L’intégration régionale quant à elle vise à raisonner en termes de spécialisation des productions et de promotion des produits sur les marchés. Dans le contexte de mondialisation des échanges qui est le nôtre, il semble clair que le niveau régional est plus à même de répondre à ces défis et de disposer d’une vision claire et ambitieuse en matière de politique agricole. Le niveau régional permet les circuits d’échange et les complémentarités, notamment des produits vivriers (céréaliers, d’élevage sur pied ou autre).

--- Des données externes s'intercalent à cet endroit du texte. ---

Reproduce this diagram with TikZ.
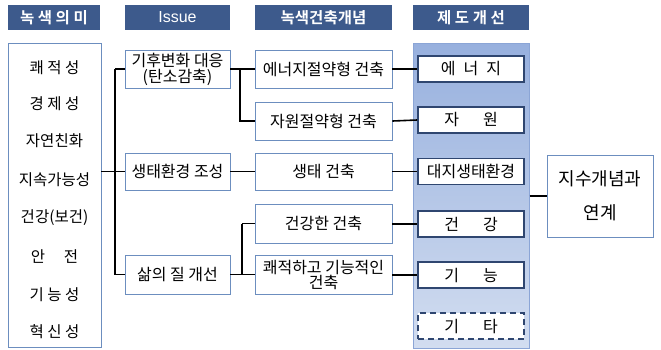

La crise de hausse des prix agricoles que nous connaissons, conjuguée à la tendance de la démographie africaine, autorise donc à penser que le vrai marché des agriculteurs africains est celui des produits vivriers destinés aux marchés régionaux.

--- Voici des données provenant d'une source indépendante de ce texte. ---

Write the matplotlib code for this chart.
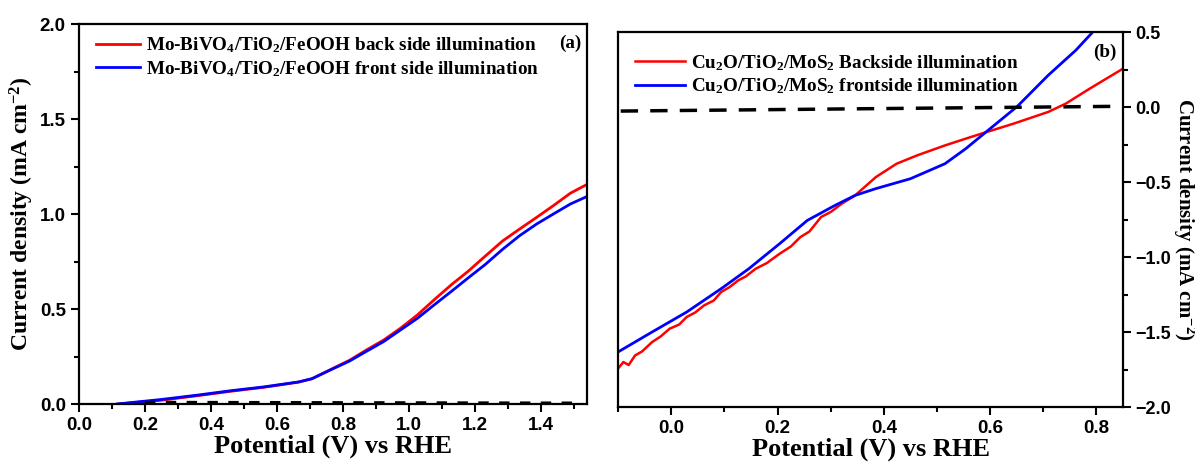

Enfin, il est essentiel pour les responsables africains de pouvoir peser dans les négociations commerciales internationales. Or cela passe nécessairement par une intégration régionale accrue. Car le défi est double pour les politiques commerciales africaines : d’une part les nations sont mal armées pour pouvoir les définir et les défendre au sein des instances internationales, notamment à l’OMC ; et d’autre part il n’existe pas de construction supranationale capable pour l’instant de gérer les défis actuels. Ce fut tout le drame de la négociation APE : l’absence de négociateurs régionaux a largement desservi les intérêts des pays concernés. Or ces derniers pourraient parler d’une seule voix en franchissant une étape supplémentaire dans le cadre des unions régionales. Si l’Uemoa dispose davantage de cette capacité, elle ne représente qu’une partie de la région dont nous parlons. La condition d’un dialogue solide et fructueux pour ces pays est donc de se constituer en bloc régional, assurant la promotion de politiques agricoles compatibles, et donc autant que possible coordonnées, et incluant toutes les parties prenantes (notamment la société civile locale).
Directeur général adjoint de l’Agence Française de Développement (AFD), Jean- Michel Debrat a été administrateur civil du ministère des Finances et conseiller budgétaire au cabinet du ministre de la Coopération et du Développement. J.-M. Debrat est agrégé de géographie et diplômé de l’École nationale d’Administration (Ena).